Layered transition-metal oxyhalides provide a versatile platform for studying the interplay between electronic correlations, reduced dimensionality, lattice distortions, and magnetic order. In this project we will use electronic-structure calculations based on DFT+DMFT, to investigate correlation effects in CrOCl, VOCl, and potassium-intercalated KxVOCl. These materials are not strictly two-dimensional, but their structures consist of strongly bonded transition-metal oxyhalide layers separated by large van der Waals gaps, leading to quasi-two-dimensional electronic and magnetic behavior.
A central motivation is that electronic correlations in these systems are subtle and cannot be regarded as a simple correction to conventional DFT. In CrOCl, different treatments of exchange and correlation can qualitatively change the predicted magnetic ground state: standard DFT+U parametrizations may favor a ferromagnetic state, whereas plain PBE and more carefully parametrized approaches recover the experimentally observed antiferromagnetic order. This demonstrates that the balance between direct exchange, superexchange, orbital polarization, and correlation effects is delicate. DFT+DMFT provides a natural extension of these studies by treating local dynamical correlations beyond static DFT+U and by allowing us to assess whether the insulating state and magnetic interactions are governed primarily by band-structure effects, static orbital polarization, or genuine many-body correlation physics.
VOCl and K-intercalated VOCl add a complementary perspective. In pristine VOCl, stronger correlation effects and narrower d-derived bands make the electronic structure more sensitive to the treatment of on-site interactions. Potassium intercalation provides an experimentally controlled way of tuning the electron count, lattice structure, and magnetic exchange pathways. Recent work shows that K intercalation drives VOCl from antiferromagnetic order to spin-glass behavior at intermediate K concentrations and to a ferrimagnetic or canted antiferromagnetic state at high intercalation.
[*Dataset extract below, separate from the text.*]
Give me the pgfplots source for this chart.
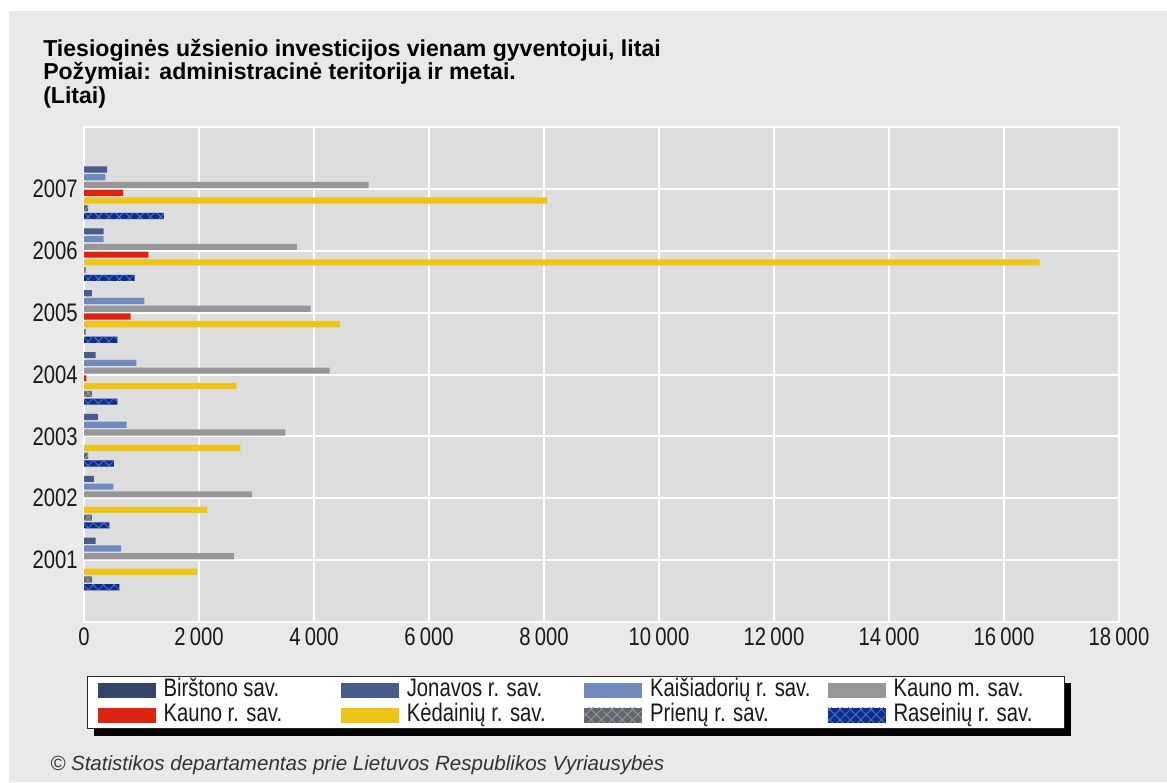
\documentclass[border=0pt]{standalone}
\usepackage{fontspec}
\setmainfont{Liberation Sans}
\newfontfamily\narrowfont[FakeStretch=0.8]{Liberation Sans}
\usepackage{pgfplots}
\usepackage{pgfplotstable}
\pgfplotsset{compat=1.18}
\usetikzlibrary{patterns.meta}

\definecolor{pagebg}{HTML}{E9E9E9}
\definecolor{plotbg}{HTML}{DDDDDD}
\definecolor{cBirs}{HTML}{34466A}
\definecolor{cJon}{HTML}{485D8E}
\definecolor{cKais}{HTML}{6F8BBE}
\definecolor{cKaunoM}{HTML}{979797}
\definecolor{cKaunoR}{HTML}{DD2211}
\definecolor{cKed}{HTML}{F0C414}
\definecolor{cPrie}{HTML}{666666}
\definecolor{cPrieHatch}{HTML}{8E9AB4}
\definecolor{cRas}{HTML}{0B2D8C}
\definecolor{cRasHatch}{HTML}{5676CC}

% per-capita foreign direct investment, litai
\pgfplotstableread{
year jon  kais kaunom ked   prie ras
2001 200  645  2610   1970  135  615
2002 170  510  2920   2140  135  440
2003 240  740  3500   2720  70   520
2004 200  910  4270   2650  140  580
2005 135  1050 3940   4450  30   580
2006 340  340  3700   16620 30   880
2007 400  370  4950   8050  70   1390
}\fdi
% Kauno r. sav. has values only from 2004
\pgfplotstableread{
year val
2004 40
2005 810
2006 1120
2007 680
}\kaunor

\pgfplotsset{
  swatch legend/.style={legend image code/.code={%
    \draw[##1,draw=none] (0pt,-5.6pt) rectangle (43.5pt,5.6pt);}},
  diamond hatch/.style={postaction={pattern={Lines[angle=45,distance=5.5pt,line width=0.6pt]},pattern color=#1},
                        postaction={pattern={Lines[angle=-45,distance=5.5pt,line width=0.6pt]},pattern color=#1}},
}

\newcommand{\entry}[1]{\makebox[120.6pt][l]{#1}}

\begin{document}
\begin{tikzpicture}
\fill[white] (0,0) rectangle (875.25pt,586.5pt);
\fill[pagebg] (6.75pt,0) rectangle (875.25pt,578.25pt);
% shadow behind the legend box
\fill[black] (70.5pt,34.5pt) rectangle (803.25pt,74.25pt);

\begin{axis}[
  at={(63pt,120pt)}, anchor=south west,
  scale only axis, width=776.25pt, height=371.25pt,
  xmin=0, xmax=18000, ymin=2000, ymax=2008,
  enlargelimits=false,
  xtick={0,2000,...,18000},
  ytick={2001,2002,2003,2004,2005,2006,2007},
  yticklabels={2001,2002,2003,2004,2005,2006,2007},
  scaled x ticks=false,
  /pgf/number format/assume math mode=true,
  /pgf/number format/1000 sep={\,},
  tick label style={font=\narrowfont\fontsize{19}{19}\selectfont, text=black!90},
  xticklabel style={inner sep=0pt, yshift=-4.5pt},
  yticklabel style={inner sep=0pt, xshift=-4.5pt},
  major tick length=0pt,
  tick style={draw=none},
  grid=major,
  major grid style={white, line width=1.5pt},
  axis line style={white, line width=1.5pt},
  axis background/.style={fill=plotbg},
  xbar,
  bar width=4.6pt,
  every axis plot post/.append style={swatch legend},
  legend columns=4,
  legend style={
    at={(0.0029,-0.1091)}, anchor=north west,
    draw=black!85, line width=0.75pt, fill=white,
    inner xsep=7.5pt, inner ysep=1.6pt, row sep=1.65pt,
    font=\narrowfont\fontsize{19}{19}\selectfont, text=black!90,
    nodes={inner sep=0pt, text height=13.6pt, text depth=3.5pt},
    /tikz/every odd column/.append style={column sep=6pt},
    /tikz/every even column/.append style={column sep=12.4pt},
  },
]
\addlegendimage{swatch legend, fill=cBirs}
\addlegendentry{\entry{Birštono sav.}}

\addplot[fill=cJon, draw=none, bar shift=14.5pt] table[x=jon, y=year] {\fdi};
\addlegendentry{\entry{Jonavos r. sav.}}

\addplot[fill=cKais, draw=none, bar shift=8.7pt] table[x=kais, y=year] {\fdi};
\addlegendentry{\entry{Kaišiadorių r. sav.}}

\addplot[fill=cKaunoM, draw=none, bar shift=2.9pt] table[x=kaunom, y=year] {\fdi};
\addlegendentry{\entry{Kauno m. sav.}}

\addplot[fill=cKaunoR, draw=none, bar shift=-2.9pt] table[x=val, y=year] {\kaunor};
\addlegendentry{\entry{Kauno r. sav.}}

\addplot[fill=cKed, draw=none, bar shift=-8.7pt] table[x=ked, y=year] {\fdi};
\addlegendentry{\entry{Kėdainių r. sav.}}

\addplot[fill=cPrie, draw=none, diamond hatch=cPrieHatch, bar shift=-14.5pt] table[x=prie, y=year] {\fdi};
\addlegendentry{\entry{Prienų r. sav.}}

\addplot[fill=cRas, draw=none, diamond hatch=cRasHatch, bar shift=-20.3pt] table[x=ras, y=year] {\fdi};
\addlegendentry{\entry{Raseinių r. sav.}}
\end{axis}

\begin{scope}[every node/.style={anchor=base west, inner sep=0pt, text=black}]
\node[font=\bfseries\fontsize{17.3}{20}\selectfont] at (32.25pt,543.75pt)
  {Tiesioginės užsienio investicijos vienam gyventojui, litai};
\node[font=\bfseries\fontsize{17.3}{20}\selectfont] at (32.25pt,526.5pt)
  {Požymiai: administracinė teritorija ir metai.};
\node[font=\bfseries\fontsize{17.3}{20}\selectfont] at (32.25pt,508.5pt)
  {(Litai)};
\node[font=\itshape\fontsize{15.4}{18}\selectfont, text=black!80] at (37.5pt,9pt)
  {© Statistikos departamentas prie Lietuvos Respublikos Vyriausybės};
\end{scope}
\end{tikzpicture}
\end{document}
Theoretical calculations indicate that this evolution is associated with competing ferro- and antiferromagnetic exchange interactions, magnetic frustration, and nearly degenerate metastable states.
The requested computational resources will enable systematic calculations across composition, structure, pressure, and temperature, with particular focus on the correlated transition-metal d states. The project will clarify how local electronic correlations influence orbital occupations, insulating gaps, local moments, spectral functions, and magnetic exchange interactions in quasi-two-dimensional oxyhalides. This is essential for predictive modeling of layered correlated magnets and for guiding future experimental efforts to control magnetic states through intercalation, strain, dimensional confinement, and chemical design.